Jeff Bezos has been shopping Los Angeles’ priciest properties of late, and he’s reportedly found the perfect person for some high-end wheeling and dealing: record producer David Geffen, who just sold him the Warner estate for $165 million—a record price for the Los Angeles area.
In a manner befitting such a luxury deal, Bezos and Geffen worked through final negotiations on Geffen’s yacht, the Rising Sun, according to the Real Deal. No real estate agents were involved in this transaction; Geffen had been quietly shopping the property on his own over the past two years.
“These houses simply do not get listed,” says California-based real estate developer Tyler Drew. “The clientele who purchase them are the richest of the rich. If you want one, you somehow have to get on Geffen’s yacht and on his good side.

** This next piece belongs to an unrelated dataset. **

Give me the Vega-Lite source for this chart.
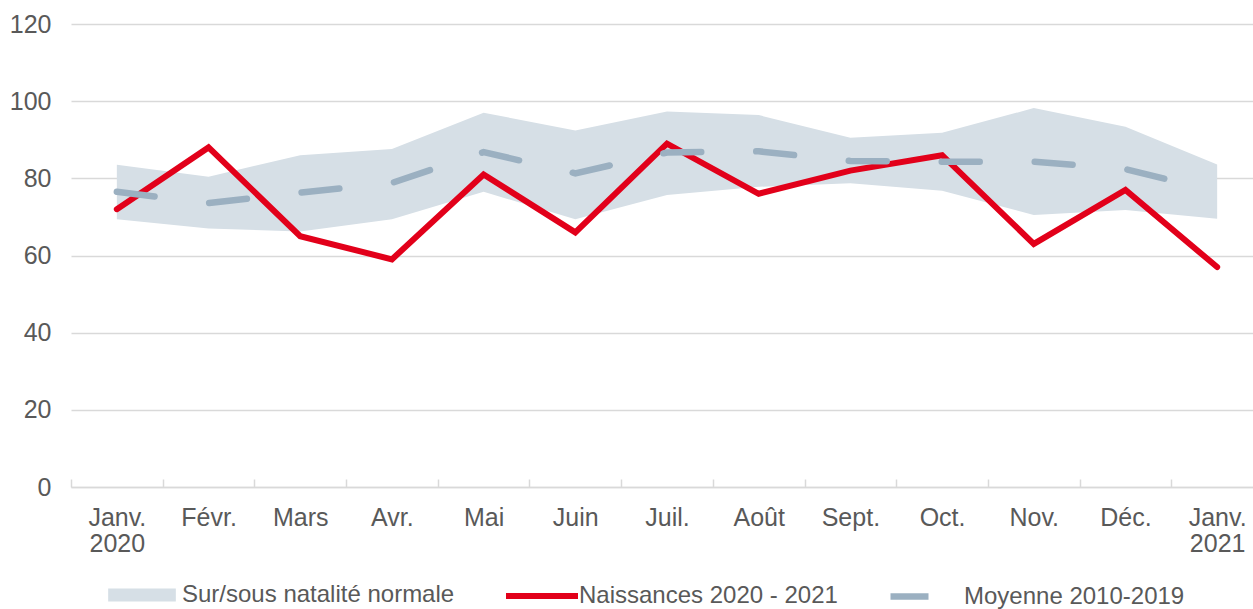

“Oh, and you need at least $100,000,000 to spare. Cash,” he adds.
Inside Jeff Bezos’ latest real estate purchase
Designed in the 1930s for Jack Warner, the late former president of Warner Bros., the 13,600-square-foot, Georgian-style mansion boasts massive terraces, numerous guesthouses, a tennis court, and a nine-hole golf course.
“This isn’t so much a house as it is a museum dedicated to Hollywood excess,” says Drew. “The wood floors are imported, and the rumor is they are the ones used by Napoleon to propose to Josephine Bonaparte. The only closest comparable house that you can see and visit in L.A. would be the Getty Villa, which is an art museum.”
Geffen had purchased the property in 1990 for $47.5 million, so by selling to Bezos for $165 million, he’s more than tripled his money.
“Given Geffen paid $47.5 million for it in 1990, he made a killing off Bezos,” says Drew.
Did Bezos, who has cannily guided Amazon to supreme retail dominance, really get played by Geffen?
Indeed, some real estate experts think that Bezos’ latest real estate purchase could be a risky one, at least from an investment perspective.
“Bezos bought at a questionable time in general,” says Tommy O’Shaughnessy with Clever Real Estate. “It’s likely Bezos is buying at the peak of the market. We also did a study of how home prices have changed since 1960, and we’re seeing historically high home prices comparable to 2008. So we’re likely due for some market correction, even if it’s a relatively mild recession. If Bezos buys and holds, he’ll likely weather the storm, but I doubt the property will appreciate in value over the next few years.”
However, given Bezos is the world’s richest man, worth nearly $132 billion, getting a deal may not be that important to him.
“Let’s look at the $165 million purchase price in comparison to Bezos’ wealth of $132 billion: That is .00125% of his wealth,” points out Bruce Ailion, a real estate agent and attorney in Atlanta. “That would be like someone with a $100 million net worth buying a $125,000 home. Relative to Bezos’ wealth, this is a pittance. When people have a lot of money, it distorts values. The only reason this home costs $165 million is that people have the money to pay that price.”
“Bezos was likely more concerned with finding the right property and fit for him, versus focusing on getting a deal,” says California-based real estate agent Cara Ameer. “Given all that property has, I would say he paid within range of what these properties are going for. He is a business titan, and I think, to him, this property represented the epitome of being king of the castle.”
And odds are, this was no impulse purchase—Bezos had reportedly shopped around in the area.
“There could have been discussions over a long period of time,” Ameer says. “I think Bezos may have been looking at the other listings in the $100 million-plus range to comparison shop to ensure he was getting something truly on the level of a $100 million-plus property.”
“A purchase on this level is very much like a corporate merger or acquisition versus a typical real estate purchase,” she adds. “Putting together a transaction like this takes time.”
Some would even wager that even at $165 million, this home’s value will rise further.
“If you want a comparison, imagine if Bezos bought the Metropolitan Museum of Art in New York City—paintings and all—and ask yourself if it’s a good investment,” says Drew. “This much prime real estate in the heart of L.A., with such a storied, rich tradition, is only bound to increase in price. I wouldn’t be surprised if you hear Bezos selling this thing 20 years from now for a cool $500 million. Not that he needs the cash.”